* EXERCISE AIM *
Below this line are records; write out exactly the lines from the one containing "Write a Python" through the one containing "import plotly.graph_objects as go", with the pictures left out.

··· SUPPLIED ENTRIES

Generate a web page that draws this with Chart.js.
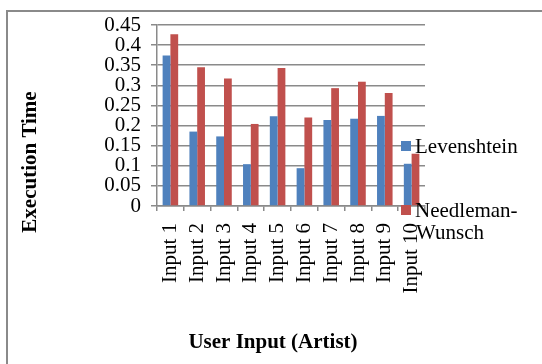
<!DOCTYPE html>
<html>
<head>
<meta charset="utf-8">
<script src="https://cdn.jsdelivr.net/npm/chart.js@4/dist/chart.umd.min.js"></script>
<style>
  html, body { margin: 0; padding: 0; background: #fff; }
  #wrap { position: relative; width: 542px; height: 364px; }
  #frame { position: absolute; left: 6px; top: 10px; right: -4px; bottom: -4px;
           border-left: 2px solid #8a8a8a; border-top: 2px solid #8a8a8a; }
  canvas { position: absolute; left: 0; top: 0; }
</style>
</head>
<body>
<div id="wrap">
  <div id="frame"></div>
  <canvas id="chart" width="542" height="364"></canvas>
</div>
<script>
const categories = ["Input 1", "Input 2", "Input 3", "Input 4", "Input 5",
                    "Input 6", "Input 7", "Input 8", "Input 9", "Input 10"];
const levenshtein = [0.374, 0.185, 0.173, 0.104, 0.223, 0.094, 0.214, 0.217, 0.224, 0.105];
const needleman = [0.427, 0.345, 0.317, 0.204, 0.343, 0.220, 0.293, 0.309, 0.281, 0.130];
const seriesNames = ["Levenshtein", "Needleman-Wunsch"];
const yTitle = "Execution Time";
const xTitle = "User Input (Artist)";

const serif = '"Liberation Serif", "Times New Roman", serif';
const blue = "#4F81BD";
const red = "#C0504D";

// titles + legend drawn by hand, the layout in the picture is not the default one
const extras = {
  id: "extras",
  afterDraw(chart) {
    const ctx = chart.ctx;
    ctx.save();
    ctx.fillStyle = "#000";
    ctx.font = "bold 21px " + serif;
    ctx.textAlign = "center";
    ctx.textBaseline = "middle";
    ctx.save();
    ctx.translate(31, 162);
    ctx.rotate(-Math.PI / 2);
    ctx.fillText(yTitle, 0, 0);
    ctx.restore();
    ctx.fillText(xTitle, 273, 343);

    ctx.font = "21px " + serif;
    ctx.textAlign = "left";
    ctx.fillStyle = blue;
    ctx.fillRect(401, 141, 10, 10);
    ctx.fillStyle = red;
    ctx.fillRect(401, 205, 10, 10);
    ctx.fillStyle = "#000";
    ctx.fillText(seriesNames[0], 415, 147);
    ctx.fillText("Needleman-", 415, 211);
    ctx.fillText("Wunsch", 416, 233);
    ctx.restore();
  }
};

new Chart(document.getElementById("chart"), {
  type: "bar",
  data: {
    labels: categories,
    datasets: [
      { label: seriesNames[0], data: levenshtein, backgroundColor: blue },
      { label: seriesNames[1], data: needleman, backgroundColor: red }
    ]
  },
  options: {
    responsive: false,
    animation: false,
    layout: { padding: { left: 0, top: 25, right: 117, bottom: 0 } },
    datasets: { bar: { categoryPercentage: 0.58, barPercentage: 1.0 } },
    plugins: { legend: { display: false }, tooltip: { enabled: false } },
    scales: {
      x: {
        afterFit: (s) => { s.height = 158; },
        grid: { offset: true, drawOnChartArea: false, color: "#8a8a8a", lineWidth: 1.5, tickLength: 5 },
        border: { color: "#8a8a8a", width: 1.5 },
        ticks: {
          color: "#000", font: { family: serif, size: 21 },
          minRotation: 90, maxRotation: 90, autoSkip: false, padding: 12
        }
      },
      y: {
        min: 0, max: 0.45,
        afterFit: (s) => { s.width = 157; },
        grid: { color: "#8a8a8a", lineWidth: 1.5, tickLength: 6 },
        border: { color: "#8a8a8a", width: 1.5 },
        ticks: {
          stepSize: 0.05, autoSkip: false, color: "#000", padding: 10,
          font: { family: serif, size: 21 },
          callback: (v) => String(Math.round(v * 100) / 100)
        }
      }
    }
  },
  plugins: [extras]
});
</script>
</body>
</html>
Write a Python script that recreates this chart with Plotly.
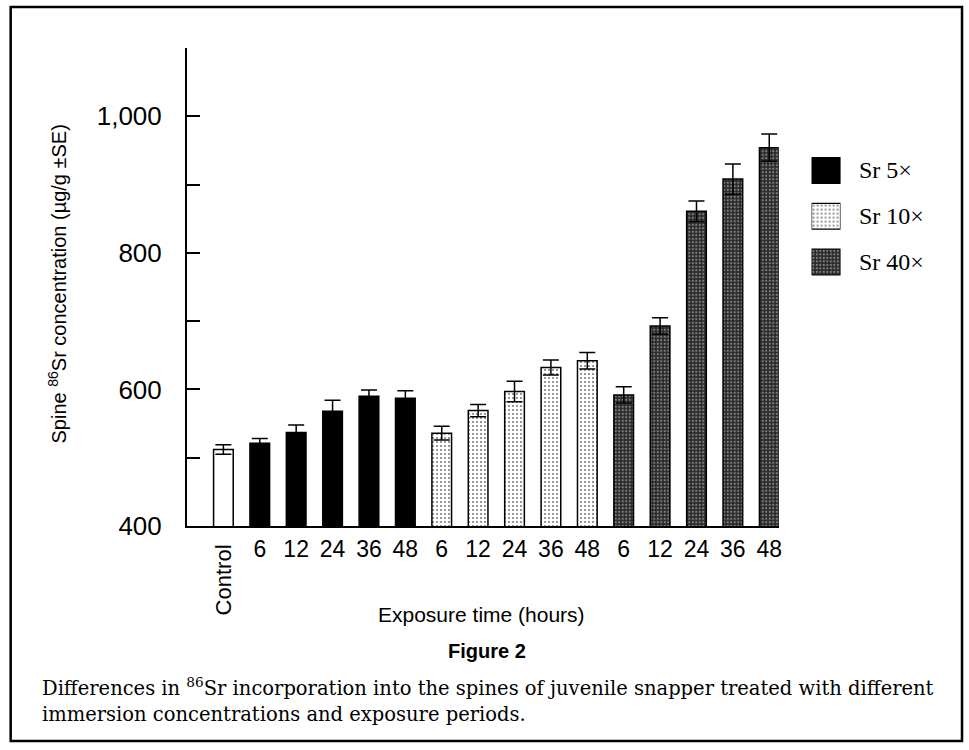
import plotly.graph_objects as go

# ---------------- data ----------------
tick_labels = ["Control", "6", "12", "24", "36", "48",
               "6", "12", "24", "36", "48",
               "6", "12", "24", "36", "48"]
control_value = [512]
control_se = [7]
sr5_values = [521, 537, 568, 590, 587]
sr5_se = [7, 11, 16, 9, 11]
sr10_values = [536, 569, 597, 632, 642]
sr10_se = [10, 9, 15, 11, 12]
sr40_values = [592, 693, 861, 908, 954]
sr40_se = [12, 12, 15, 22, 20]
series_names = ["Sr 5\u00d7", "Sr 10\u00d7", "Sr 40\u00d7"]
y_tick_values = [400, 600, 800, 1000]
y_tick_text = ["400", "600", "800", "1,000"]

# ---------------- geometry helpers (page pixels -> paper) ----------------
W, H = 969, 750
ML, MR, MT, MB = 187, 0, 48, 224
PW, PH = W - ML - MR, H - MT - MB


def px(x):
    return (x - ML) / PW


def py(y):
    return (H - MB - y) / PH


SANS = "Liberation Sans, Arial, Helvetica, sans-serif"
SERIF = "Liberation Serif, Times New Roman, serif"
CAPF = "DejaVu Serif, Century Schoolbook, serif"

styles = [
    dict(color="black", pattern=dict(shape="")),
    dict(color="white", pattern=dict(shape=".", fgcolor="black", bgcolor="white",
                                     size=4, solidity=0.22)),
    dict(color="#2a2a2a", pattern=dict(shape=".", fgcolor="#d8d8d8", bgcolor="#2a2a2a",
                                       size=3.5, solidity=0.3)),
]

fig = go.Figure()

n0 = len(control_value)
fig.add_trace(go.Bar(
    x=list(range(n0)), y=control_value,
    error_y=dict(type="data", array=control_se, color="black", thickness=1.5, width=8),
    marker=dict(color="white", line=dict(color="black", width=1.5)),
    width=0.54, showlegend=False, xaxis="x", yaxis="y",
))

start = n0
for name, vals, se, st in zip(series_names,
                              [sr5_values, sr10_values, sr40_values],
                              [sr5_se, sr10_se, sr40_se], styles):
    xs = list(range(start, start + len(vals)))
    start += len(vals)
    fig.add_trace(go.Bar(
        x=xs, y=vals, name=name,
        error_y=dict(type="data", array=se, color="black", thickness=1.5, width=8),
        marker=dict(color=st["color"], pattern=st["pattern"],
                    line=dict(color="black", width=1.5)),
        width=0.54, showlegend=False, xaxis="x", yaxis="y",
    ))

# legend swatches on a small inset axis
for i, (name, st) in enumerate(zip(series_names, styles)):
    fig.add_trace(go.Bar(
        x=[1], y=[i], orientation="h", base=0,
        marker=dict(color=st["color"], pattern=st["pattern"],
                    line=dict(color="black", width=1.2)),
        width=0.56, showlegend=False, xaxis="x2", yaxis="y2", hoverinfo="skip",
    ))
    fig.add_annotation(x=px(860), xref="paper", y=i, yref="y2", text=name,
                       showarrow=False, xanchor="left", yanchor="middle",
                       font=dict(family=SERIF, size=24, color="black"))

n_total = len(tick_labels)
hour_idx = [i for i, t in enumerate(tick_labels) if t != "Control"]
fig.update_layout(
    width=W, height=H, margin=dict(l=ML, r=MR, t=MT, b=MB),
    paper_bgcolor="white", plot_bgcolor="white",
    barmode="overlay",
    xaxis=dict(domain=[0, px(781)], range=[-1, 15.26],
               tickvals=hour_idx,
               ticktext=[tick_labels[i] for i in hour_idx],
               showline=True, linecolor="black", linewidth=2,
               ticks="", showgrid=False, zeroline=False,
               tickfont=dict(family=SANS, size=23, color="black"),
               ticklabelstandoff=1),
    yaxis=dict(range=[400, 1100], tickvals=y_tick_values, ticktext=y_tick_text,
               showline=True, linecolor="black", linewidth=2,
               ticks="inside", ticklen=13, tickwidth=1.5, tickcolor="black",
               minor=dict(ticks="inside", ticklen=13, tickwidth=1.5, tickcolor="black",
                          tickvals=[500, 700, 900], showgrid=False),
               showgrid=False, zeroline=False,
               tickfont=dict(family=SANS, size=26, color="black"),
               ticklabelstandoff=18),
    xaxis2=dict(domain=[px(814), px(843)], range=[0, 1], visible=False,
                anchor="y2", fixedrange=True),
    yaxis2=dict(domain=[py(284.9), py(147.6)], range=[2.5, -0.5], visible=False,
                anchor="x2", fixedrange=True),
)

# rotated "Control" tick label
fig.add_annotation(x=0, xref="x", y=py(580), yref="paper", text=tick_labels[0],
                   textangle=-90, showarrow=False, xanchor="center", yanchor="middle",
                   font=dict(family=SANS, size=22, color="black"))
# y-axis title
fig.add_annotation(x=px(56), y=py(284), xref="paper", yref="paper",
                   text="Spine <sup>86</sup>Sr concentration (\u00b5g/g \u00b1SE)",
                   textangle=-90, showarrow=False, xanchor="center", yanchor="middle",
                   font=dict(family=SANS, size=20, color="black"))
# x-axis title
fig.add_annotation(x=px(483), y=py(614), xref="paper", yref="paper",
                   text="Exposure time (hours)", showarrow=False,
                   xanchor="center", yanchor="middle",
                   font=dict(family=SANS, size=21, color="black"))
# figure label
fig.add_annotation(x=px(488), y=py(651), xref="paper", yref="paper",
                   text="<b>Figure 2</b>", showarrow=False,
                   xanchor="center", yanchor="middle",
                   font=dict(family=SANS, size=20, color="black"))
# caption
fig.add_annotation(x=px(39), y=py(687), xref="paper", yref="paper",
                   text="Differences in <sup>86</sup>Sr incorporation into the spines of juvenile snapper treated with different",
                   showarrow=False, xanchor="left", yanchor="middle",
                   font=dict(family=CAPF, size=19.5, color="black"))
fig.add_annotation(x=px(39), y=py(714), xref="paper", yref="paper",
                   text="immersion concentrations and exposure periods.",
                   showarrow=False, xanchor="left", yanchor="middle",
                   font=dict(family=CAPF, size=19.5, color="black"))

# frame
fig.add_shape(type="rect", xref="paper", yref="paper",
              x0=px(10), x1=px(965), y0=py(741), y1=py(7),
              line=dict(color="black", width=2.5), fillcolor="rgba(0,0,0,0)", layer="above")

fig.write_html("out.html", config={"displayModeBar": False},
               post_script="document.body.style.margin='0';")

······

* OUTPUT OF THE TASK *
Write a Python script that recreates this chart with Plotly.
import plotly.graph_objects as go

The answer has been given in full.